[Given request]
Give the listing again character for character, but drop the images.
____ Data extract
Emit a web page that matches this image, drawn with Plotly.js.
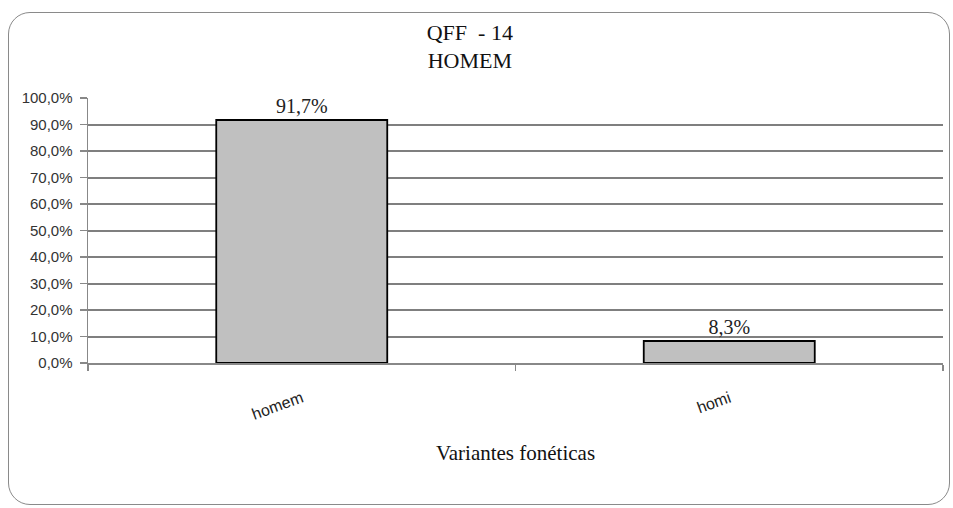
<!DOCTYPE html>
<html><head><meta charset="utf-8">
<script src="https://cdn.plot.ly/plotly-3.0.1.min.js"></script>
<style>
html,body{margin:0;padding:0;background:#fff;}
#wrap{position:relative;width:953px;height:508px;}
#chart{width:953px;height:508px;}
#frame{position:absolute;left:8px;top:12px;width:940px;height:491px;border:1.5px solid #8a8a8a;border-radius:22px;pointer-events:none;}
</style></head>
<body>
<div id="wrap"><div id="chart"></div><div id="frame"></div></div>
<script>
const categories = ["homem", "homi"];
const values = [0.917, 0.083];
const tickVals = [0, 0.1, 0.2, 0.3, 0.4, 0.5, 0.6, 0.7, 0.8, 0.9, 1.0];

const trace = {
  type: "bar",
  x: categories,
  y: values,
  width: 0.4,
  marker: {color: "#c0c0c0", line: {color: "#000", width: 1.8}},
  text: values,
  texttemplate: "%{y:.1%}",
  textposition: "outside",
  cliponaxis: false,
  textfont: {family: "Liberation Serif, Times New Roman, serif", size: 20, color: "#222"},
  hoverinfo: "skip"
};

const layout = {
  width: 953, height: 508,
  margin: {l: 88, r: 10, t: 98, b: 145},
  separators: ",.",
  paper_bgcolor: "#fff", plot_bgcolor: "#fff",
  showlegend: false,
  title: {
    text: "QFF  - 14<br>HOMEM",
    x: 0.493, xref: "container", xanchor: "center",
    y: 0.922, yref: "container", yanchor: "top",
    font: {family: "Liberation Serif, Times New Roman, serif", size: 22, color: "#111"}
  },
  xaxis: {
    type: "category",
    tickangle: -20,
    tickson: "boundaries",
    ticks: "outside", ticklen: 6, tickcolor: "#888", tickwidth: 1.5,
    ticklabelstandoff: 18,
    showline: true, linecolor: "#888", linewidth: 2,
    showgrid: false,
    tickfont: {family: "Liberation Sans, Arial, sans-serif", size: 16, color: "#222"},
    title: {text: "Variantes fonéticas", standoff: 24,
      font: {family: "Liberation Serif, Times New Roman, serif", size: 21, color: "#111"}}
  },
  yaxis: {
    range: [0, 1.0],
    tickvals: tickVals,
    tickformat: ".1%",
    ticks: "outside", ticklen: 7, tickcolor: "#888", tickwidth: 1.5,
    ticklabelstandoff: 4,
    showline: true, linecolor: "#888", linewidth: 1.5,
    showgrid: true, gridcolor: "#7f7f7f", gridwidth: 2,
    zeroline: false,
    tickfont: {family: "Liberation Sans, Arial, sans-serif", size: 15, color: "#333"}
  },
  bargap: 0.6
};

Plotly.newPlot("chart", [trace], layout, {displayModeBar: false, staticPlot: true});
</script>
</body></html>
________
[Reply to the task]
Emit a web page that matches this image, drawn with Plotly.js.
<!DOCTYPE html>
<html><head><meta charset="utf-8">
<script src="https://cdn.plot.ly/plotly-3.0.1.min.js"></script>
<style>
html,body{margin:0;padding:0;background:#fff;}
#wrap{position:relative;width:953px;height:508px;}
#chart{width:953px;height:508px;}
#frame{position:absolute;left:8px;top:12px;width:940px;height:491px;border:1.5px solid #8a8a8a;border-radius:22px;pointer-events:none;}
</style></head>
<body>
<div id="wrap"><div id="chart"></div><div id="frame"></div></div>
<script>
const categories = ["homem", "homi"];
const values = [0.917, 0.083];
const tickVals = [0, 0.1, 0.2, 0.3, 0.4, 0.5, 0.6, 0.7, 0.8, 0.9, 1.0];

const trace = {
  type: "bar",
  x: categories,
  y: values,
  width: 0.4,
  marker: {color: "#c0c0c0", line: {color: "#000", width: 1.8}},
  text: values,
  texttemplate: "%{y:.1%}",
  textposition: "outside",
  cliponaxis: false,
  textfont: {family: "Liberation Serif, Times New Roman, serif", size: 20, color: "#222"},
  hoverinfo: "skip"
};

const layout = {
  width: 953, height: 508,
  margin: {l: 88, r: 10, t: 98, b: 145},
  separators: ",.",
  paper_bgcolor: "#fff", plot_bgcolor: "#fff",
  showlegend: false,
  title: {
    text: "QFF  - 14<br>HOMEM",
    x: 0.493, xref: "container", xanchor: "center",
    y: 0.922, yref: "container", yanchor: "top",
    font: {family: "Liberation Serif, Times New Roman, serif", size: 22, color: "#111"}
  },
  xaxis: {
    type: "category",
    tickangle: -20,
    tickson: "boundaries",
    ticks: "outside", ticklen: 6, tickcolor: "#888", tickwidth: 1.5,
    ticklabelstandoff: 18,
    showline: true, linecolor: "#888", linewidth: 2,
    showgrid: false,
    tickfont: {family: "Liberation Sans, Arial, sans-serif", size: 16, color: "#222"},
    title: {text: "Variantes fonéticas", standoff: 24,
      font: {family: "Liberation Serif, Times New Roman, serif", size: 21, color: "#111"}}
  },
  yaxis: {
    range: [0, 1.0],
    tickvals: tickVals,
    tickformat: ".1%",
    ticks: "outside", ticklen: 7, tickcolor: "#888", tickwidth: 1.5,
    ticklabelstandoff: 4,
    showline: true, linecolor: "#888", linewidth: 1.5,
    showgrid: true, gridcolor: "#7f7f7f", gridwidth: 2,
    zeroline: false,
    tickfont: {family: "Liberation Sans, Arial, sans-serif", size: 15, color: "#333"}
  },
  bargap: 0.6
};

Plotly.newPlot("chart", [trace], layout, {displayModeBar: false, staticPlot: true});
</script>
</body></html>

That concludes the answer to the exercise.